Goal: Write out, word for word, every line from the first one through the line that holds "const fmt = d", and nothing else; skip the pictures.

Data for processing:
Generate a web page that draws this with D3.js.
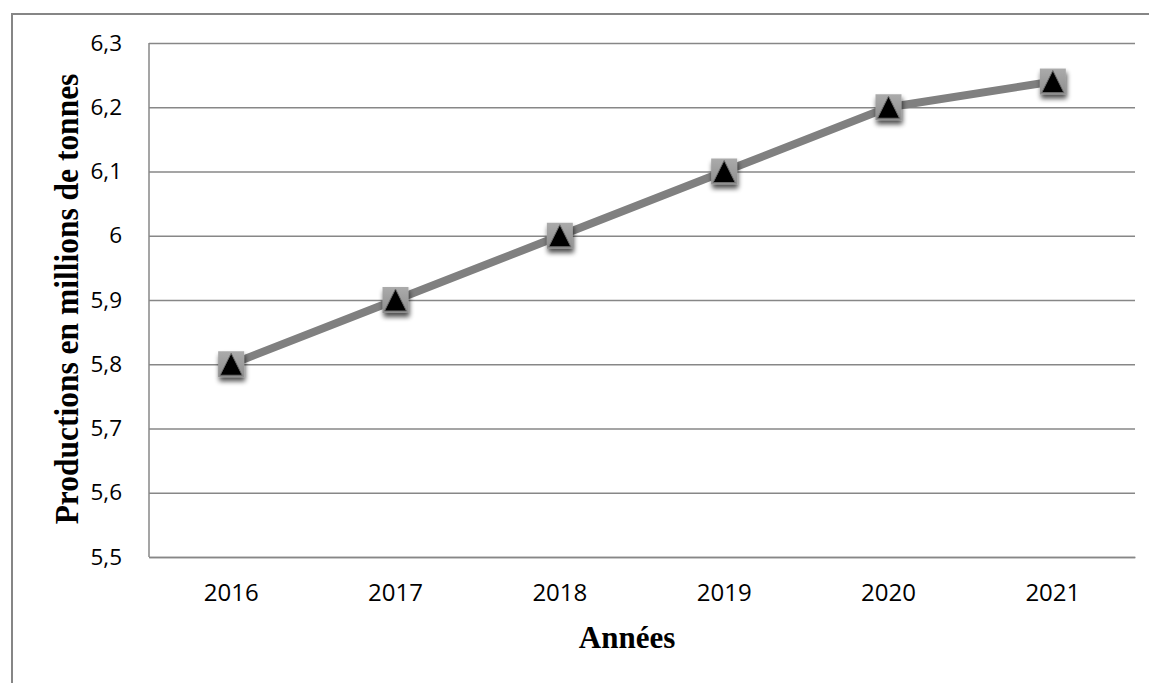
<!DOCTYPE html>
<html><head><meta charset="utf-8">
<script src="https://cdn.jsdelivr.net/npm/d3@7"></script>
<style>
html,body{margin:0;padding:0;background:#fff;}
svg{display:block;}
</style></head>
<body>
<svg id="chart" width="1149" height="683"></svg>
<script>
const years = ["2016","2017","2018","2019","2020","2021"];
const production = [5.8, 5.9, 6.0, 6.1, 6.2, 6.24];
const yTicks = [5.5, 5.6, 5.7, 5.8, 5.9, 6.0, 6.1, 6.2, 6.3];
const yTitle = "Productions en millions de tonnes";
const xTitle = "Années";

const svg = d3.select("#chart");
const W = 1149, H = 683;
const m = {left:149, top:43, right:1135, bottom:557};

// outer frame (top and left visible)
svg.append("path").attr("d", `M12,${H} L12,14 L${W},14`)
  .attr("fill","none").attr("stroke","#868686").attr("stroke-width",2);

const x = d3.scaleBand().domain(years).range([m.left, m.right]);
const y = d3.scaleLinear().domain([5.5, 6.3]).range([m.bottom, m.top]);
const fmt = d => d3.format(".1f")(d).replace(".", ",").replace(/,0$/, "");

const defs = svg.append("defs");
const f = defs.append("filter").attr("id","sh").attr("x","-50%").attr("y","-50%").attr("width","200%").attr("height","200%");
f.append("feGaussianBlur").attr("in","SourceAlpha").attr("stdDeviation",2.5).attr("result","b");
f.append("feOffset").attr("in","b").attr("dx",1).attr("dy",4).attr("result","o");
f.append("feComponentTransfer").attr("in","o").attr("result","o2")
  .append("feFuncA").attr("type","linear").attr("slope",0.7);
const mg = f.append("feMerge");
mg.append("feMergeNode").attr("in","o2");
mg.append("feMergeNode").attr("in","SourceGraphic");

const lg = defs.append("linearGradient").attr("id","sq").attr("x1",0).attr("y1",0).attr("x2",0).attr("y2",1);
lg.append("stop").attr("offset",0).attr("stop-color","#ababab");
lg.append("stop").attr("offset",1).attr("stop-color","#8e8e8e");

// gridlines
const yAxis = d3.axisLeft(y).tickValues(yTicks).tickSize(-(m.right - m.left)).tickFormat(fmt).tickPadding(27);
const gy = svg.append("g").attr("transform",`translate(${m.left},0)`).call(yAxis);
gy.select(".domain").remove();
gy.selectAll(".tick line").attr("stroke","#878787").attr("stroke-width",1.5);
gy.selectAll(".tick text").attr("font-family","'Open Sans', sans-serif").attr("font-size",22.5).attr("fill","#000");

// left axis line
svg.append("line").attr("x1",m.left).attr("x2",m.left).attr("y1",m.top).attr("y2",m.bottom)
  .attr("stroke","#878787").attr("stroke-width",1.5);

const xAxis = d3.axisBottom(x).tickSize(0).tickPadding(27);
const gx = svg.append("g").attr("transform",`translate(0,${m.bottom})`).call(xAxis);
gx.select(".domain").attr("stroke","#878787").attr("stroke-width",1.5);
gx.selectAll(".tick text").attr("font-family","'Open Sans', sans-serif").attr("font-size",24).attr("fill","#000");

// line
const line = d3.line().x((d,i)=>x(years[i]) + x.bandwidth()/2).y(d=>y(d));
svg.append("path").datum(production).attr("d", line)
  .attr("fill","none").attr("stroke","#808080").attr("stroke-width",8).attr("stroke-linejoin","round");

// markers
const mk = svg.append("g").selectAll("g").data(production).join("g")
  .attr("transform",(d,i)=>`translate(${x(years[i]) + x.bandwidth()/2},${y(d)})`)
  .attr("filter","url(#sh)");
mk.append("rect").attr("x",-13).attr("y",-13).attr("width",26).attr("height",26).attr("fill","url(#sq)");
mk.append("path").attr("d","M0,-11 L11,11 L-11,11 Z").attr("fill","#000").attr("stroke","#6e6e6e").attr("stroke-width",1);

// titles
svg.append("text").attr("x",627).attr("y",648).attr("text-anchor","middle")
  .attr("font-family","'Liberation Serif', 'Times New Roman', serif").attr("font-weight","bold").attr("font-size",31)
  .text(xTitle);
svg.append("text").attr("transform","translate(78,299) rotate(-90) scale(1,1.08)").attr("text-anchor","middle")
  .attr("font-family","'Liberation Serif', 'Times New Roman', serif").attr("font-weight","bold").attr("font-size",31.5)
  .text(yTitle);
</script>
</body></html>
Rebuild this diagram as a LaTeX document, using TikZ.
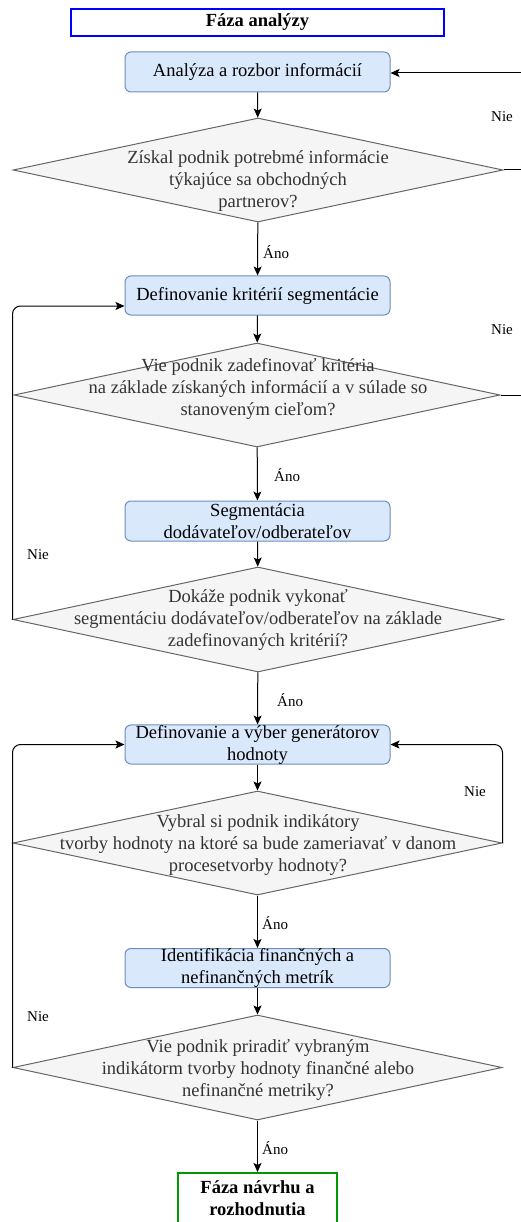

Exercise answer:
Generate a web page that draws this with D3.js.
<!DOCTYPE html>
<html><head><meta charset="utf-8">
<script src="https://cdn.jsdelivr.net/npm/d3@7"></script>
<style>
html,body{margin:0;padding:0;background:#fff;}
svg{display:block;}
</style></head>
<body>
<svg id="chart" width="1149" height="683"></svg>
<script>
const years = ["2016","2017","2018","2019","2020","2021"];
const production = [5.8, 5.9, 6.0, 6.1, 6.2, 6.24];
const yTicks = [5.5, 5.6, 5.7, 5.8, 5.9, 6.0, 6.1, 6.2, 6.3];
const yTitle = "Productions en millions de tonnes";
const xTitle = "Années";

const svg = d3.select("#chart");
const W = 1149, H = 683;
const m = {left:149, top:43, right:1135, bottom:557};

// outer frame (top and left visible)
svg.append("path").attr("d", `M12,${H} L12,14 L${W},14`)
  .attr("fill","none").attr("stroke","#868686").attr("stroke-width",2);

const x = d3.scaleBand().domain(years).range([m.left, m.right]);
const y = d3.scaleLinear().domain([5.5, 6.3]).range([m.bottom, m.top]);
const fmt = d => d3.format(".1f")(d).replace(".", ",").replace(/,0$/, "");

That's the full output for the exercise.